Many of Japan’s most memorable sights are free. Tokyo’s top free sights include Senso-ji temple and its surrounding market streets, Meiji Jingu, the Yanaka neighbourhood, the Shibuya crossing area, and almost every neighbourhood-level shopping arcade. Kyoto has dozens of shrines that charge no admission — Fushimi Inari’s famous torii gates, for example, are completely free to walk at any hour. Shinjuku Gyoen charges 500 yen, which is worth it, but most city parks cost nothing at all.

Free Observation Floors vs. Paid Towers

Many department stores and public buildings have free observation floors with perfectly good city views. The Tokyo Metropolitan Government Building in Shinjuku offers views from 202 metres at no charge. These free alternatives will not replace a visit to Tokyo Skytree if that is on your list, but they are worth using when you simply want a view without spending 2,000 to 3,000 yen.

Walking Is the Best Tool

Japan’s cities reward walking far more than most. The distances between attractions in Tokyo’s major areas are often shorter than they appear on a map. Walking from Asakusa to Ueno takes twelve minutes. Walking from Harajuku to Shibuya takes fifteen minutes. Every train trip you replace with a walk saves money and often adds more to your experience.

Miscellaneous Money-Saving Tips

Buy Your SIM Wisely

Data SIM cards purchased from convenience stores or airport vending machines on arrival are significantly cheaper than pocket Wi-Fi rental devices, which charge daily rates that accumulate. For a solo traveller, a tourist SIM with 10 to 15GB of data for a two-week trip costs around 3,000 to 5,000 yen and is the most cost-effective option. Families or groups where everyone needs connection on one device might find pocket Wi-Fi more convenient, but run the numbers first.

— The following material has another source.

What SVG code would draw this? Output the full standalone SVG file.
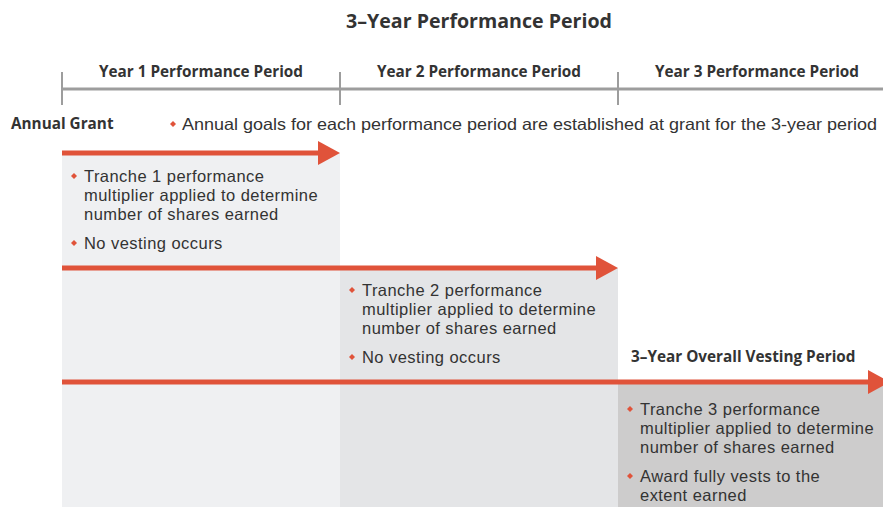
<svg xmlns="http://www.w3.org/2000/svg" width="883" height="507" viewBox="0 0 883 507">
<style>
text{font-family:"Open Sans","Liberation Sans",sans-serif;fill:#333;}
.b{font-weight:bold;}
.t{font-family:"Liberation Sans",Arial,sans-serif;font-size:16.5px;letter-spacing:0.45px;}
.h{font-size:15.3px;font-weight:bold;}
.axis{stroke:#9d9d9d;stroke-width:3;fill:none;}
.tick{stroke:#9d9d9d;stroke-width:2;}
.arr{stroke:#e0533a;stroke-width:5;fill:none;}
.head{fill:#e0533a;}
.dot{fill:#e0533a;}
</style>
<defs>
<path id="d" d="M0,-3 L3,0 L0,3 L-3,0 Z"/>
</defs>
<g id="backgrounds">
<rect x="62" y="153" width="278" height="354" fill="#eff0f2"/>
<rect x="340" y="268" width="278" height="239" fill="#e4e5e7"/>
<rect x="618" y="382" width="265" height="125" fill="#cdcccc"/>
</g>
<g id="title"><text x="479" y="28" text-anchor="middle" class="b" style="font-size:19.6px">3–Year Performance Period</text></g>
<g id="timeline">
<line class="axis" x1="62" y1="89" x2="883" y2="89"/>
<line class="tick" x1="62" y1="72" x2="62" y2="105"/>
<line class="tick" x1="340" y1="72" x2="340" y2="105"/>
<line class="tick" x1="618" y1="72" x2="618" y2="105"/>
<text x="201" y="77" text-anchor="middle" class="h">Year 1 Performance Period</text>
<text x="479" y="77" text-anchor="middle" class="h">Year 2 Performance Period</text>
<text x="757" y="77" text-anchor="middle" class="h">Year 3 Performance Period</text>
</g>
<g id="grant">
<text x="11" y="129" class="h">Annual Grant</text>
<use href="#d" x="173" y="124" class="dot"/>
<text x="182" y="130" class="t" style="letter-spacing:0" textLength="695" lengthAdjust="spacingAndGlyphs">Annual goals for each performance period are established at grant for the 3-year period</text>
</g>
<g id="connectors">
<line class="arr" x1="62" y1="153" x2="320" y2="153"/>
<polygon class="head" points="318,141 340,153 318,165"/>
<line class="arr" x1="62" y1="268" x2="598" y2="268"/>
<polygon class="head" points="596,256 618,268 596,280"/>
<line class="arr" x1="62" y1="382" x2="870" y2="382"/>
<polygon class="head" points="868,370 890,382 868,394"/>
</g>
<g id="tranche1">
<use href="#d" x="74" y="176" class="dot"/>
<text x="84" y="182" class="t"><tspan x="84">Tranche 1 performance</tspan><tspan x="84" dy="19">multiplier applied to determine</tspan><tspan x="84" dy="19">number of shares earned</tspan></text>
<use href="#d" x="74" y="243" class="dot"/>
<text x="84" y="249" class="t">No vesting occurs</text>
</g>
<g id="tranche2">
<use href="#d" x="352" y="290" class="dot"/>
<text x="362" y="296" class="t"><tspan x="362">Tranche 2 performance</tspan><tspan x="362" dy="19">multiplier applied to determine</tspan><tspan x="362" dy="19">number of shares earned</tspan></text>
<use href="#d" x="352" y="357" class="dot"/>
<text x="362" y="363" class="t">No vesting occurs</text>
</g>
<g id="tranche3">
<text x="631" y="362" class="h">3–Year Overall Vesting Period</text>
<use href="#d" x="630" y="409" class="dot"/>
<text x="640" y="415" class="t"><tspan x="640">Tranche 3 performance</tspan><tspan x="640" dy="19">multiplier applied to determine</tspan><tspan x="640" dy="19">number of shares earned</tspan></text>
<use href="#d" x="630" y="476" class="dot"/>
<text x="640" y="482" class="t"><tspan x="640">Award fully vests to the</tspan><tspan x="640" dy="19">extent earned</tspan></text>
</g>
</svg>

Avoid Taxis Almost Entirely

Japan’s taxis are clean and reliable, but expensive. A short taxi ride in Tokyo covering 3 kilometres can cost 1,000 to 1,500 yen. The train covers the same distance for 170 to 210 yen. Taxis are appropriate for late-night travel when trains have stopped, but they should not be a routine transportation choice for the budget traveller.

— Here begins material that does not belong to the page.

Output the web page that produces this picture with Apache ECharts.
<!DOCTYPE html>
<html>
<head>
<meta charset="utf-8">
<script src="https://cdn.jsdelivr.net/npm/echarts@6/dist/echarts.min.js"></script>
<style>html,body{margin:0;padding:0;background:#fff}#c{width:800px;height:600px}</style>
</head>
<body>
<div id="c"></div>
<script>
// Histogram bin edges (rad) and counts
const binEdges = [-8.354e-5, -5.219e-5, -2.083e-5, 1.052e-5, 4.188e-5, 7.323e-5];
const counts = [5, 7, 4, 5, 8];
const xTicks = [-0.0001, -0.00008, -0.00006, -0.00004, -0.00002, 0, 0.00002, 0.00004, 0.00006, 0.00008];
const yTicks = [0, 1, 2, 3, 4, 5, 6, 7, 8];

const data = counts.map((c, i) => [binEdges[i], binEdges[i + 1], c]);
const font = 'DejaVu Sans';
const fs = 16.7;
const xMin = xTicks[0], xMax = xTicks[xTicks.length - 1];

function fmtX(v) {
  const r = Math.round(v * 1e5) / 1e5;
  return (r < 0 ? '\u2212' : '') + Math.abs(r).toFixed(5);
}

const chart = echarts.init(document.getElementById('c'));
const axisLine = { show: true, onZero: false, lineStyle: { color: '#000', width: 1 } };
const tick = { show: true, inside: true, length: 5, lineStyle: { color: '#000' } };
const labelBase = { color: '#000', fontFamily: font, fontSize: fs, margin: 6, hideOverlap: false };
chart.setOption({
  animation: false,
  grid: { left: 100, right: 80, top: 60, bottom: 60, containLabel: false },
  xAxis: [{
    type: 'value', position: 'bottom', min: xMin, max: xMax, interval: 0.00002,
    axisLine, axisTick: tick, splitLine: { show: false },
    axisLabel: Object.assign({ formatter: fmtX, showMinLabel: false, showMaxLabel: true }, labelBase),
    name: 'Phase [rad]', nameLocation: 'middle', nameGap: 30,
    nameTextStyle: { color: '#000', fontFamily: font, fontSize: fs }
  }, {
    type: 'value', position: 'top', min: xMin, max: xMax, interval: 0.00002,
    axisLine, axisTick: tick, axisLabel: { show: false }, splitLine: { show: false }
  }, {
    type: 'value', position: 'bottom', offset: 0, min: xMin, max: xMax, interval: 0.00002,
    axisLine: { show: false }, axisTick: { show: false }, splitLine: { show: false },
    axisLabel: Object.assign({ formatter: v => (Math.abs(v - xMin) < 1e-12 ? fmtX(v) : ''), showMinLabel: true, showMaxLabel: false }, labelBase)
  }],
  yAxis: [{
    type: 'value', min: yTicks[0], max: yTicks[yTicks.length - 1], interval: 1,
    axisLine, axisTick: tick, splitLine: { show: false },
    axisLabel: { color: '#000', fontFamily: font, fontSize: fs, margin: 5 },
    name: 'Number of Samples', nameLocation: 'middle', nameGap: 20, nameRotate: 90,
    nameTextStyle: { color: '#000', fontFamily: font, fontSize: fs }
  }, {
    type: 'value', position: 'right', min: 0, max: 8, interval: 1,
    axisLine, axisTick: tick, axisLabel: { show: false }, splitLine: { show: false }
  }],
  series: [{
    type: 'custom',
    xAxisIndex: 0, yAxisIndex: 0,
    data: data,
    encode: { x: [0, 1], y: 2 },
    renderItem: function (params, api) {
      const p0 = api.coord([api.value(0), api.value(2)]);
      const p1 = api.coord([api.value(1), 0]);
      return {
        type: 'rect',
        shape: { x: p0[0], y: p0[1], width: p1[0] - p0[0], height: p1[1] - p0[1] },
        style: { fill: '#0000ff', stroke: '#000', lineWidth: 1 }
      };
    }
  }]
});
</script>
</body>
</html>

Take Advantage of Free Museum Days

Many national and municipal museums in Japan offer free entry on specific days — typically the last Sunday of each month for national museums. Plan your visit to Tokyo National Museum or Kyoto National Museum on those days and save 620 to 1,000 yen per person.

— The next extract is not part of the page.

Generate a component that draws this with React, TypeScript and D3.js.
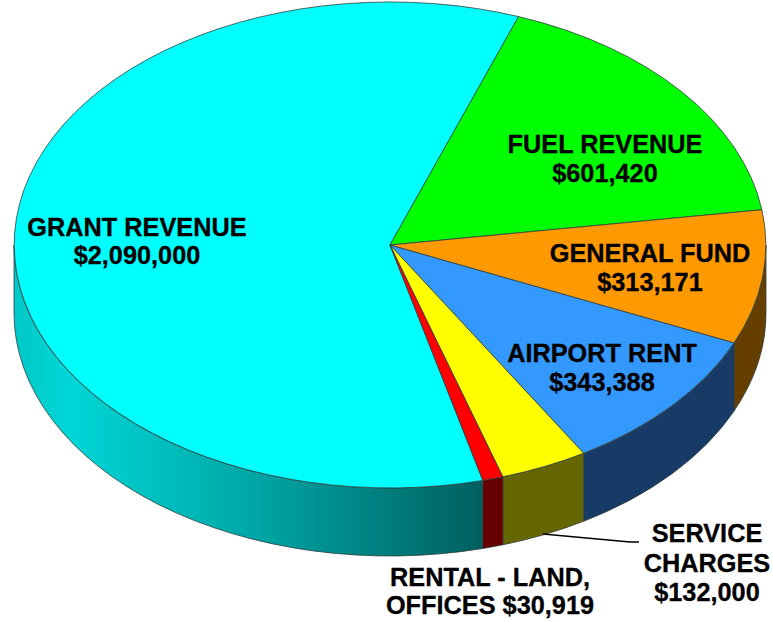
import React from "react";
import * as d3 from "d3";

const categories = ["GRANT REVENUE", "FUEL REVENUE", "GENERAL FUND", "AIRPORT RENT", "SERVICE CHARGES", "RENTAL - LAND, OFFICES"];
const values = [2090000, 601420, 313171, 343388, 132000, 30919];
const topColors = ["#00ffff", "#00ff00", "#ff9900", "#3399ff", "#ffff00", "#ff0000"];
const wallColors = ["url(#grantWall)", "#006600", "#663f00", "#173b66", "#666600", "#660000"];

// text lines and where each block sits, same order as categories
const labelLines = [
  ["GRANT REVENUE", "$2,090,000"],
  ["FUEL REVENUE", "$601,420"],
  ["GENERAL FUND", "$313,171"],
  ["AIRPORT RENT", "$343,388"],
  ["SERVICE", "CHARGES", "$132,000"],
  ["RENTAL - LAND,", "OFFICES $30,919"],
];
const labelX = [137, 605, 650, 602, 707, 490];
const labelY = [236, 153, 262, 362, 542, 586];
const lineGap = [28, 29, 29, 29, 29.5, 28];

const w = 773,
  h = 622,
  cx = 390,
  cy = 245,
  rx = 376,
  ry = 243,
  depth = 68;

const deg = Math.PI / 180;
const start = 165.7 * deg;

const slices = d3.pie<number>().sort(null).startAngle(start).endAngle(start + 2 * Math.PI)(values);

// unit circle arc, squashed into the ellipse by the group transform
const arc = d3.arc<d3.PieArcDatum<number>>().innerRadius(0).outerRadius(1);

const px = (a: number) => cx + rx * Math.sin(a);
const py = (a: number) => cy - ry * Math.cos(a);

// the wall only shows on the front half, 90deg to 270deg from the top
function wallPath(a0: number, a1: number) {
  const turn = a0 >= 2 * Math.PI ? 2 * Math.PI : 0;
  const from = Math.max(a0 - turn, 90 * deg);
  const to = Math.min(a1 - turn, 270 * deg);
  if (to <= from) return null;
  const large = to - from > Math.PI ? 1 : 0;
  return [
    `M${px(from)},${py(from)}`,
    `A${rx},${ry} 0 ${large} 1 ${px(to)},${py(to)}`,
    `L${px(to)},${py(to) + depth}`,
    `A${rx},${ry} 0 ${large} 0 ${px(from)},${py(from) + depth}`,
    "Z",
  ].join(" ");
}

const leader = d3.line()([
  [543, 534],
  [630, 542],
  [639, 542],
]);

export default function App() {
  const edge = "#2f3f3f";
  return (
    <svg width={w} height={h} viewBox={`0 0 ${w} ${h}`} style={{ position: "absolute", left: 0, top: 0 }}>
      <defs>
        <linearGradient id="grantWall" gradientUnits="userSpaceOnUse" x1={14} x2={483} y1={0} y2={0}>
          <stop offset="0" stopColor="#00c8c8" />
          <stop offset="0.12" stopColor="#00d6d6" />
          <stop offset="0.5" stopColor="#00a8a8" />
          <stop offset="1" stopColor="#005f5f" />
        </linearGradient>
      </defs>
      {slices.map((s, i) => {
        const d = wallPath(s.startAngle, s.endAngle);
        return d ? <path key={i} d={d} fill={wallColors[i]} stroke={edge} strokeWidth={0.8} /> : null;
      })}
      <g transform={`translate(${cx},${cy}) scale(${rx},${ry})`}>
        {slices.map((s, i) => (
          <path
            key={categories[i]}
            d={arc(s) || ""}
            fill={topColors[i]}
            stroke={edge}
            strokeWidth={0.8}
            vectorEffect="non-scaling-stroke"
          />
        ))}
      </g>
      <path d={leader || ""} fill="none" stroke="#000" strokeWidth={1.5} />
      <g
        fontFamily="'Liberation Sans', Arial, sans-serif"
        fontWeight="bold"
        fontSize={25.3}
        fill="#000"
        stroke="#000"
        strokeWidth={0.3}
        textAnchor="middle"
      >
        {labelLines.map((lines, i) =>
          lines.map((t, j) => (
            <text key={t} x={labelX[i]} y={labelY[i] + j * lineGap[i]}>
              {t}
            </text>
          ))
        )}
      </g>
    </svg>
  );
}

Ship Your Luggage Between Cities

If you are moving between cities with heavy bags, consider using Japan’s takkyubin luggage forwarding service. For around 1,500 to 2,000 yen per large bag, courier services like Yamato Transport pick up your luggage from your accommodation and deliver it to your next hotel within one to two days. This means you travel with only a daypack, can use cheaper local trains, and avoid dragging suitcases through stations. Over a multi-city trip, the convenience often justifies the cost.

Seasonal Timing

Travelling outside the three peak periods — golden week (late April to early May), Obon week (mid-August), and cherry blossom season (late March to mid-April) — saves money on accommodation. For details, see is Japan expensive, reduces crowds significantly, and often improves the overall experience. Shoulder season in late January through February and late November is particularly good for budget travellers. Hotels and hostels drop prices, Shinkansen trains are uncrowded, and popular attractions are genuinely accessible.

Putting It Together

A 14-day budget trip to Japan covering Tokyo, Hakone, Kyoto, Osaka, and Hiroshima, travelling by overnight bus for one leg and using a strategic combination of IC card and point-to-point Shinkansen bookings, staying in hostels or capsule hotels, eating primarily from convenience stores and lunch sets, and visiting primarily free attractions is genuinely achievable for around 120,000 to 150,000 yen total, excluding international flights. That is roughly 8,500 to 10,700 yen per day — a figure that feels impossibly low given the quality of the country you are visiting.

Japan rewards travellers who pay attention. The information to travel it cheaply is all available; it just requires the willingness to step outside the curated tourist path and eat where people eat, sleep where people sleep, and move through the country on its own terms.